For starters, there are no guarantees that if the Celtics ultimately decide to go all-in and trade for Davis that Davis will re-sign after next season. He’s under contract until 2020 free agency, but he’s adamantly said that the Celtics aren’t a team he’ll commit to a long-term deal.

The Celtics also have another major chip to think about this offseason, with Kyrie Irving suddenly being noncommittal about re-signing with the Celtics when he’s eligible for free agency after this season.

To get Davis, the most common name being floated who would have to be involved in a package is Jayson Tatum. He’s eligible for restricted free agency in 2021, giving the team he’s with a lot of control on the budding star as long as he’s on a rookie deal. There’s an implicit risk in relinquishing that control for Davis, who could go to what seems to be his preferred destination of Los Angeles as early as next season.

However, outside of the realm of hypothetical trades that may or may not be on the table come summer, the Celtics are also running a risk for the remainder of this season. The Celtics lost to the Cavaliers in the Eastern Conference finals last year, and they’ve shown that they can still run with the top two teams in the East this season. While they’re 2-1 against the Raptors and 1-1 against the Bucks in the 2018-19 season, the difference, of course, is that those two teams made strides to improve.

The Bucks didn’t give up a ton to acquire Nikola Mirotic — mostly second-round picks — but he fits them extremely well. He’s a 3-point volume shooter, something that’s immensely valuable in a Bucks’ offense that already does that well. Gasol, meanwhile, came at a steeper cost. The Raptors gave up Jonas Valanciunas, Delon Wright and C.J. Miles. In the short-term, however, he adds a physical presence for the Raptors, including 8.6 rebounds per game. Finally, there are the 76ers, against whom the Celtics are 2-0 this season. Harris adds a fourth All-Star-caliber player to Philly’s lineup, as it tries to get back into the conversation of the best in the East, rather than a contender.

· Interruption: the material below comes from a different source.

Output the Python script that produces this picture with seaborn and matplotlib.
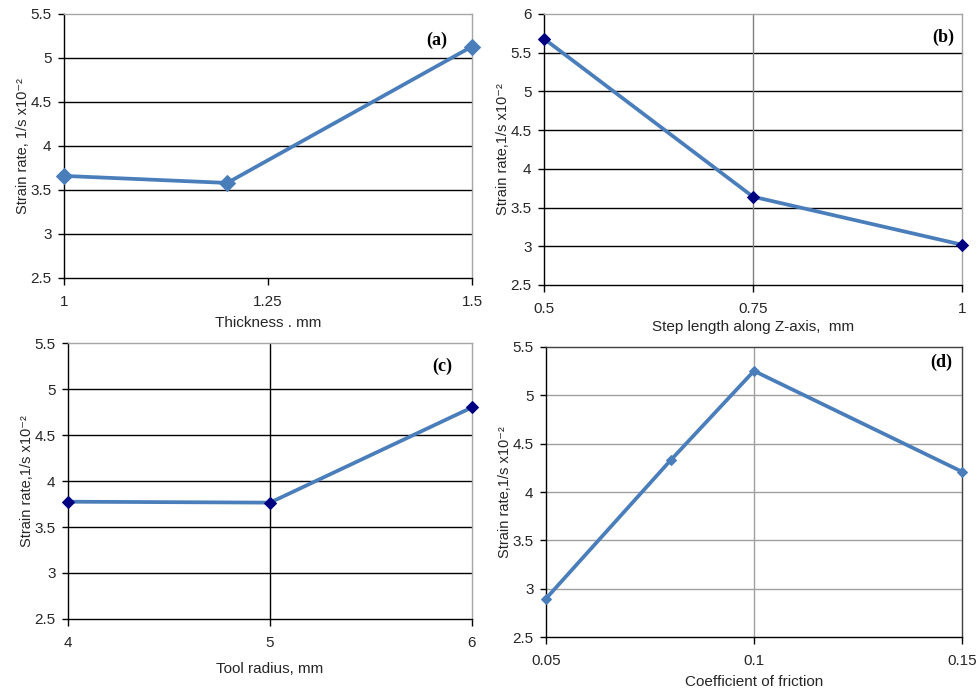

Seeing these teams around Boston actively get better while Boston stands pat says two things: The Celtics feel they can win the East with the roster they have, which still features Irving, Tatum, Al Horford and the up-and-down Gordon Hayward. It also shows they’re willing to hedge their bets to try to trade for Davis in the offseason. It’s a risky move from Ainge, but perhaps a shrewd one. This is part of the Raptors, Bucks and 76ers’ plans. The Raptors are concerned about the future of Kawhi Leonard, the Bucks want to contend for as long as Giannis is on their roster and the 76ers have been working toward the lineup they have now. 

The Celtics clearly didn’t want to let this flurry force their hand, so to them, standing pat was the best option. Come the postseason and beyond, we’ll see if that pays off.